DESCRIPTION OF THE TASK: Extract everything from the first line through the line with "from matplotlib.transforms import", both ends included, except for any pictures.

Code that draws figures
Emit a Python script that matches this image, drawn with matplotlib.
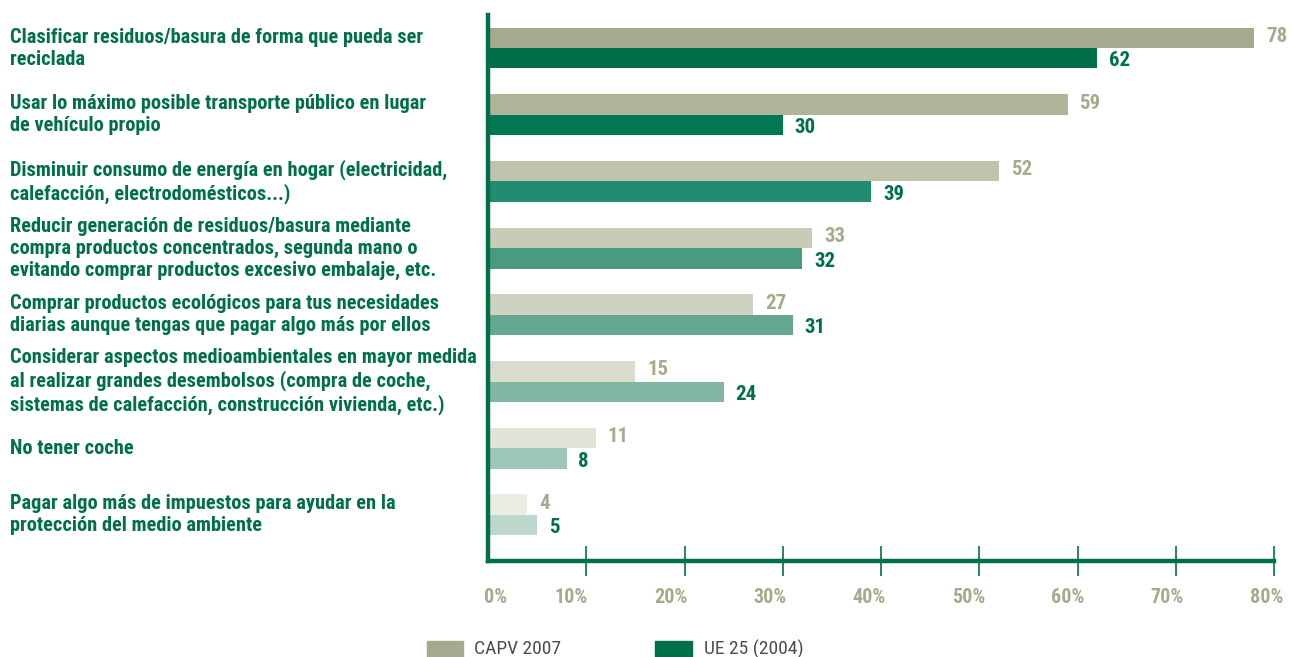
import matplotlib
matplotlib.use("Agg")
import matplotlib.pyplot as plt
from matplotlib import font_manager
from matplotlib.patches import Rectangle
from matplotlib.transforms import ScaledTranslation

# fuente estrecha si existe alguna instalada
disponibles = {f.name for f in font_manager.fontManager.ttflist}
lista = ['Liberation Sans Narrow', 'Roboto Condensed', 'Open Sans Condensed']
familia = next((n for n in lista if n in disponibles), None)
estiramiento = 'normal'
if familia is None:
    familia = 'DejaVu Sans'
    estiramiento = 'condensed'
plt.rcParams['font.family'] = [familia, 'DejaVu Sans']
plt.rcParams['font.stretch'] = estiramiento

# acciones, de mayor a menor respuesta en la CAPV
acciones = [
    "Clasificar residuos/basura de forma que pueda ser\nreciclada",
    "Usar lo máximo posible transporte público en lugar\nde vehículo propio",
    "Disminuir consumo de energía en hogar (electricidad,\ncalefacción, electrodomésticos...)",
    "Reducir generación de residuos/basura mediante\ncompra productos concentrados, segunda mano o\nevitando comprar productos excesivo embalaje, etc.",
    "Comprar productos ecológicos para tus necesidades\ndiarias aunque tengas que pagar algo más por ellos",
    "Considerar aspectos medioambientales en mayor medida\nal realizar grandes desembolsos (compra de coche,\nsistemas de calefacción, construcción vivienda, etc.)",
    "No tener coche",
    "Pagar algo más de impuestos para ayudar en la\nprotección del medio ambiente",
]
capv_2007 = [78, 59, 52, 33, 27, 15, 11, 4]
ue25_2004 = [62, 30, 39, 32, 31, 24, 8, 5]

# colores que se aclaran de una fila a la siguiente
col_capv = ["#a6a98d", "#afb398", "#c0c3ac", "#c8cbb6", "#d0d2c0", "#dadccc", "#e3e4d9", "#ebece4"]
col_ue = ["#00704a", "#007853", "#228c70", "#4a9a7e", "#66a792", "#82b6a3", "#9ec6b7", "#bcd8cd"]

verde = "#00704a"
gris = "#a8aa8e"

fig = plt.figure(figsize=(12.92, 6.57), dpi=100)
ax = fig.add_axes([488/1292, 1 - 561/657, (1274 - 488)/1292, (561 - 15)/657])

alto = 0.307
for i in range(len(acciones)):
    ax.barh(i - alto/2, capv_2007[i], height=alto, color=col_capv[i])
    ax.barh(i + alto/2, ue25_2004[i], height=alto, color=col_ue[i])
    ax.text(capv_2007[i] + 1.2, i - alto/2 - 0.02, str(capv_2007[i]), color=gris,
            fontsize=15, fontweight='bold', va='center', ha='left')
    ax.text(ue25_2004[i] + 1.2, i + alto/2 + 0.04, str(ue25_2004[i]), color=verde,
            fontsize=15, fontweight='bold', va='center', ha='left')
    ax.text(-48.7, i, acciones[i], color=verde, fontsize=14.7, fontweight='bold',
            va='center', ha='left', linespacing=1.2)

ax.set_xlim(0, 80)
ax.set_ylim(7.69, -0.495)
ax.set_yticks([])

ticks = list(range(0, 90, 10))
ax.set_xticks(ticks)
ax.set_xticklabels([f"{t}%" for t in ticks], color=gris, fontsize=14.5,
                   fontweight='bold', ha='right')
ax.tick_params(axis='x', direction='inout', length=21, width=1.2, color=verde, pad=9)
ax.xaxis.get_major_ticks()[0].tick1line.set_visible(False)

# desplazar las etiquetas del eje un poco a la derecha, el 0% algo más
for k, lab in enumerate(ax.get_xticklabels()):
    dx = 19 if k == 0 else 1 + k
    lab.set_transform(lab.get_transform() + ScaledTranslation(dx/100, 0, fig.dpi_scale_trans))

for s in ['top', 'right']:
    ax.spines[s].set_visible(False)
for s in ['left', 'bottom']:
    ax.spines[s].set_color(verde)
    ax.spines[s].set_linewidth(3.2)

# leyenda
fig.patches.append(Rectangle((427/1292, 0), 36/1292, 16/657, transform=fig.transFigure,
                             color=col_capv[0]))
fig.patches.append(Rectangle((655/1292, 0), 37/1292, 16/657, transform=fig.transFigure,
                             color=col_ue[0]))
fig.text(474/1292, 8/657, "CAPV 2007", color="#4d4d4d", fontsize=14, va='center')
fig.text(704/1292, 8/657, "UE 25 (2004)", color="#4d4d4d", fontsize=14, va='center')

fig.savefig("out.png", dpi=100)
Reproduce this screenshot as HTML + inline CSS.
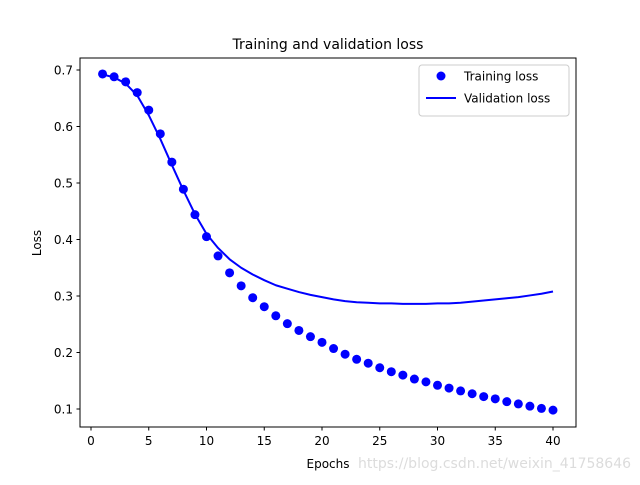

OUTPUT BELOW:
Emit a Python script that matches this image, drawn with matplotlib.
import matplotlib
matplotlib.use("Agg")
import matplotlib.pyplot as plt
from matplotlib import font_manager
from matplotlib.patches import Rectangle
from matplotlib.transforms import ScaledTranslation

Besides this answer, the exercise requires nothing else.